代表 小谷野幹雄のブログ

2020年03月12日細胞から人工肉~畜産業がなくなる?~

小谷野です。

ベストセラーになっている『クリーンミート』(日経BP社2020.1)を読みました。

ビーガン(完全菜食主義者)の著者が培養肉を食べるところから始まります。

 

 

世界的に畜産物の消費量は増加しています。

人口増加に加えて、発展途上国と言われた人口大国が経済成長を遂げ、

豊かになりつつあるのも影響しており、食の供給が追いつかなくなることが予想されています。

 

それで、「細胞農業」なる発想が生まれたようです。
少量採取した動物の筋細胞から、肉や鶏卵、皮までの商品を作ることができるようです。

小さな細胞1個から食肉を大量に作る技術が、既に確立されているという事実に驚きました。

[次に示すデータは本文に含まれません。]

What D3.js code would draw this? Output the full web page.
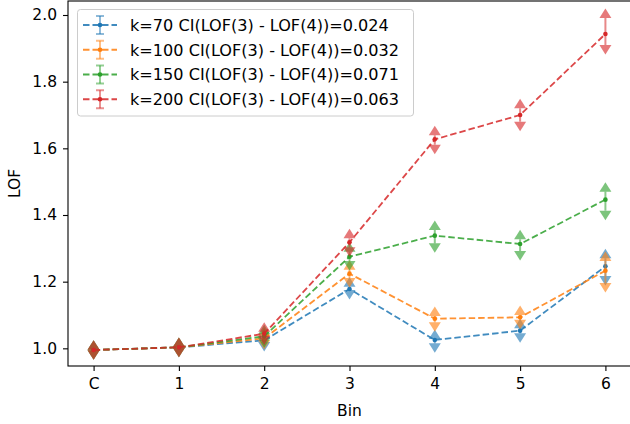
<!DOCTYPE html>
<html><head><meta charset="utf-8">
<script src="https://cdn.jsdelivr.net/npm/d3@7"></script>
<style>
html,body{margin:0;padding:0;background:#fff;}
text{font-family:"DejaVu Sans",sans-serif;}
</style></head>
<body><svg id="c" width="630" height="424"></svg>
<script>
const categories = ["C","1","2","3","4","5","6"];
const kValues = [70, 100, 150, 200];
const ciValues = ["0.024", "0.032", "0.071", "0.063"];
const colors = ["#1f77b4", "#ff7f0e", "#2ca02c", "#d62728"];

const k70   = [0.995, 1.003, 1.024, 1.178, 1.025, 1.053, 1.246];
const k70lo = [0.994, 1.002, 1.019, 1.175, 1.015, 1.045, 1.217];
const k70hi = [0.996, 1.004, 1.029, 1.185, 1.028, 1.060, 1.270];

const k100   = [0.995, 1.003, 1.030, 1.224, 1.089, 1.093, 1.233];
const k100lo = [0.994, 1.002, 1.025, 1.211, 1.078, 1.086, 1.196];
const k100hi = [0.996, 1.004, 1.035, 1.236, 1.097, 1.100, 1.262];

const k150   = [0.995, 1.003, 1.036, 1.275, 1.338, 1.313, 1.446];
const k150lo = [0.994, 1.002, 1.030, 1.262, 1.315, 1.292, 1.413];
const k150hi = [0.996, 1.004, 1.042, 1.290, 1.355, 1.327, 1.470];

const k200   = [0.995, 1.003, 1.044, 1.318, 1.627, 1.700, 1.943];
const k200lo = [0.994, 1.002, 1.038, 1.303, 1.611, 1.680, 1.910];
const k200hi = [0.996, 1.004, 1.050, 1.330, 1.639, 1.720, 1.991];

const yTicks = [1.0, 1.2, 1.4, 1.6, 1.8, 2.0];

const series = [
  {k: kValues[0], ci: ciValues[0], v: k70,  lo: k70lo,  hi: k70hi,  c: colors[0]},
  {k: kValues[1], ci: ciValues[1], v: k100, lo: k100lo, hi: k100hi, c: colors[1]},
  {k: kValues[2], ci: ciValues[2], v: k150, lo: k150lo, hi: k150hi, c: colors[2]},
  {k: kValues[3], ci: ciValues[3], v: k200, lo: k200lo, hi: k200hi, c: colors[3]}
];

const svg = d3.select("#c");
const L = 68, R = 631, T = 1, B = 366;
const x = d3.scalePoint().domain(categories).range([L, R]).padding(0.3);
const y = d3.scaleLinear().domain([0.947, 2.042]).range([B, T]);

const plot = svg.append("g");
const TW = 6, TH = 9.5;

series.forEach(s => {
  const pts = categories.map((c, i) => ({c, v: s.v[i], lo: s.lo[i], hi: s.hi[i]}));
  plot.append("path")
    .attr("d", d3.line().x(d => x(d.c)).y(d => y(d.v))(pts))
    .attr("fill", "none").attr("stroke", s.c).attr("stroke-width", 1.8)
    .attr("stroke-dasharray", "6.5,3").attr("opacity", 0.85);
  const g = plot.append("g");
  g.selectAll("line.eb").data(pts).enter().append("line")
    .attr("x1", d => x(d.c)).attr("x2", d => x(d.c))
    .attr("y1", d => y(d.lo)).attr("y2", d => y(d.hi))
    .attr("stroke", s.c).attr("stroke-width", 2).attr("opacity", 0.55);
  g.selectAll("path.up").data(pts).enter().append("path")
    .attr("d", d => { const cx = x(d.c), cy = y(d.hi);
      return `M${cx-TW},${cy}L${cx+TW},${cy}L${cx},${cy-TH}Z`; })
    .attr("fill", s.c).attr("fill-opacity", 0.62);
  g.selectAll("path.dn").data(pts).enter().append("path")
    .attr("d", d => { const cx = x(d.c), cy = y(d.lo);
      return `M${cx-TW},${cy}L${cx+TW},${cy}L${cx},${cy+TH}Z`; })
    .attr("fill", s.c).attr("fill-opacity", 0.62);
  g.selectAll("circle").data(pts).enter().append("circle")
    .attr("cx", d => x(d.c)).attr("cy", d => y(d.v)).attr("r", 2.3)
    .attr("fill", s.c);
});

// frame
svg.append("rect").attr("x", L).attr("y", T).attr("width", R - L).attr("height", B - T)
  .attr("fill", "none").attr("stroke", "#000").attr("stroke-width", 1.1);

const fs = 15.5;
const xa = svg.append("g").attr("transform", `translate(0,${B})`)
  .call(d3.axisBottom(x).tickSize(5).tickPadding(7));
const ya = svg.append("g").attr("transform", `translate(${L},0)`)
  .call(d3.axisLeft(y).tickValues(yTicks).tickFormat(d3.format(".1f")).tickSize(5).tickPadding(6));
[xa, ya].forEach(a => {
  a.select(".domain").remove();
  a.selectAll(".tick line").attr("stroke", "#000").attr("stroke-width", 1.1);
  a.selectAll(".tick text").attr("fill", "#000").attr("font-size", fs)
    .attr("font-family", "DejaVu Sans");
});

svg.append("text").attr("x", (L + R) / 2).attr("y", 416).attr("text-anchor", "middle")
  .attr("font-size", fs).text("Bin");
svg.append("text").attr("transform", `translate(20,${(T + B) / 2}) rotate(-90)`)
  .attr("text-anchor", "middle").attr("font-size", fs).text("LOF");

// legend
const lg = svg.append("g");
lg.append("rect").attr("x", 77.5).attr("y", 9.5).attr("width", 336).attr("height", 106.5)
  .attr("rx", 3).attr("fill", "#fff").attr("fill-opacity", 0.8)
  .attr("stroke", "#cccccc").attr("stroke-width", 1);
series.forEach((s, i) => {
  const cy = 25 + i * 24.75;
  lg.append("line").attr("x1", 83).attr("x2", 117).attr("y1", cy).attr("y2", cy)
    .attr("stroke", s.c).attr("stroke-width", 1.8).attr("stroke-dasharray", "6.5,3").attr("opacity", 0.85);
  lg.append("line").attr("x1", 100).attr("x2", 100).attr("y1", cy - 9).attr("y2", cy + 9)
    .attr("stroke", s.c).attr("stroke-width", 2).attr("opacity", 0.5);
  [cy - 9, cy + 9].forEach(yy => lg.append("line").attr("x1", 96).attr("x2", 104)
    .attr("y1", yy).attr("y2", yy).attr("stroke", s.c).attr("stroke-width", 2).attr("opacity", 0.5));
  lg.append("circle").attr("cx", 100).attr("cy", cy).attr("r", 2.3).attr("fill", s.c);
  lg.append("text").attr("x", 130).attr("y", cy).attr("dy", "0.36em")
    .attr("font-size", 16.1).attr("fill", "#000")
    .text(`k=${s.k} CI(LOF(3) - LOF(4))=${s.ci}`);
});
</script></body></html>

30年後には動物を殺す必要がなくなると予想しています。
今食べている肉と同じ味のこのクリーンミート、もしくは植物素材から作るフェイク・ミートに

置き換わるとされています。

 

特筆すべきは、地球の温暖化防止に大きく貢献することです。
動物を飼育してその肉を食料とする方法は、肉のカロリーの何十倍もの穀物を餌として消費し、

土地を使い、大量の水を使い、大きなエネルギーを消費し、地球温暖化への影響が大きいのです。

 

食の革命となるこの「細胞農業」の起業家まで登場しているそうです。

大実業家も投資しているようで、ビル・ゲイツ、ジェフ・ベゾス、

リチャード・ブランソンらのブレイクスルーエナジーベンチャーズVCは有名ですが、

クリーンミートへの投資も始まっているようです。

世界最大の食肉会社が、遠くない将来登場するのでしょう。

 

動物の細胞は使わず、植物系代替品に置き換える研究も進んでいるようです。
この非細胞性作物は、脂肪やタンパク質などの分子から酵母や細菌などの微生物を使い、

牛乳や鶏卵などの人口のタンパク質を作るそうです。

そして最終的には遺伝子組み換えフリーの製品になるそうです。

いわば人口牛乳ですが、生産による環境負荷は異常に低い数値だったようです。

クリーンミートが市場に出回るには、「自然」という言葉を好む食の消費者が、

「人工」という言葉を受け入れなければなりません。

また、大豆などから作った植物性の肉、「フェイク・ミート」の品質進化はめざましく、

ベジタリアンや健康志向の人々を中心に既に市場が広まっていますので、

大きな競合になる可能性があります。
将来「昔は、生きた動物を殺して食べていた残酷な時代があった」と、

食肉解体施設を博物館で見るようになるのでしょう。